Es kommt hinzu, Deutschland ist heute mit seinen gut 80 Millionen Einwohnern das bevölkerungsreichste Land und zugleich die stärkste Wirtschaftskraft Europas. Dies macht unsere Lage schwieriger, zudem gibt es uns eine größere Verantwortung nach innen wie nach außen.
Wesentlich ist auch, dass wir ein Land mit einer schwierigen Geschichte sind. Es ist hier nicht der Raum, dies im Einzelnen auszuführen und zu bewerten. Wir haben mit die kürzeste Geschichte als Nation, wir müssen uns der Verantwortung für die durch die Nazis im deutschen Namen geschehenen Verbrechen an den Juden, aber auch anderen europäischen Nationen stellen. Wir können sie nicht einfach in das Buch der Geschichte ablegen, sondern müssen wissen, wie wir damit umgehen.

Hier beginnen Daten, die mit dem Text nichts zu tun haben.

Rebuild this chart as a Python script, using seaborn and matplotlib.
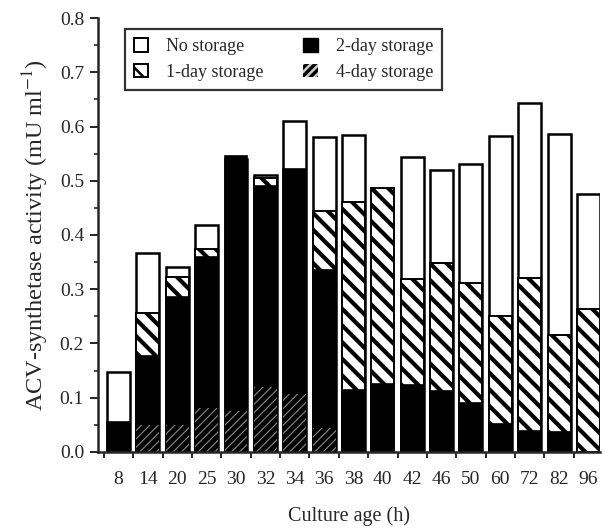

Mir ging diese Frage immer wieder durch den Kopf, als sich im Jahre 2000 in einer mir bis heute kaum verständlichen Aktion die Bundesregierung unter Bundeskanzler Gerhard Schröder zusammen mit dem französischen Präsidenten Jacques Chirac an die Spitze der Bewegung setzte, um den Nachbarn Österreich angesichts des Eintritts des liberal-radikalen Jörg Haider in die Regierung unter Bundeskanzler Wolfgang Schüssel auf die europäische Anklagebank zu setzen. Ziel war es, im Vorgriff auf die neuen, noch gar nicht in Kraft getretenen europäischen Vorschriften des Vertrages von Nizza Österreich unter Quarantäne bzw. Kuratel zu stellen. Ich dachte mit Schaudern an mögliche andere Fälle, an größere Länder wie Frankreich oder Italien, aber auch an uns selbst.
Wie würden dann die Mitgliedsländer der EU und ihre Institutionen reagieren? Und, wenn meine Informationen richtig sind, hatte wie so oft eine menschliche Reaktion am Anfang dieses politische Erdbeben ausgelöst: Jacques Chirac hatte vergeblich versucht, dem österreichischen Bundeskanzler klar zu machen, er müsse auf eine Koalition mit den Freiheitlichen verzichten, dies vor einem rein französischen Hintergrund. Er befürchtete, dass dadurch der Front National hoffähig, regierungsfähig werden könnte. Schüssel musste der Bannstrahl daher doppelt hart treffen! Sein Ziel war es doch, die Freiheitlichen durch die Einbeziehung in Regierungsverantwortung zu zerreiben. Und Gerhard Schröder, ihm schien dies gut in die Abgrenzung zur CDU zu passen.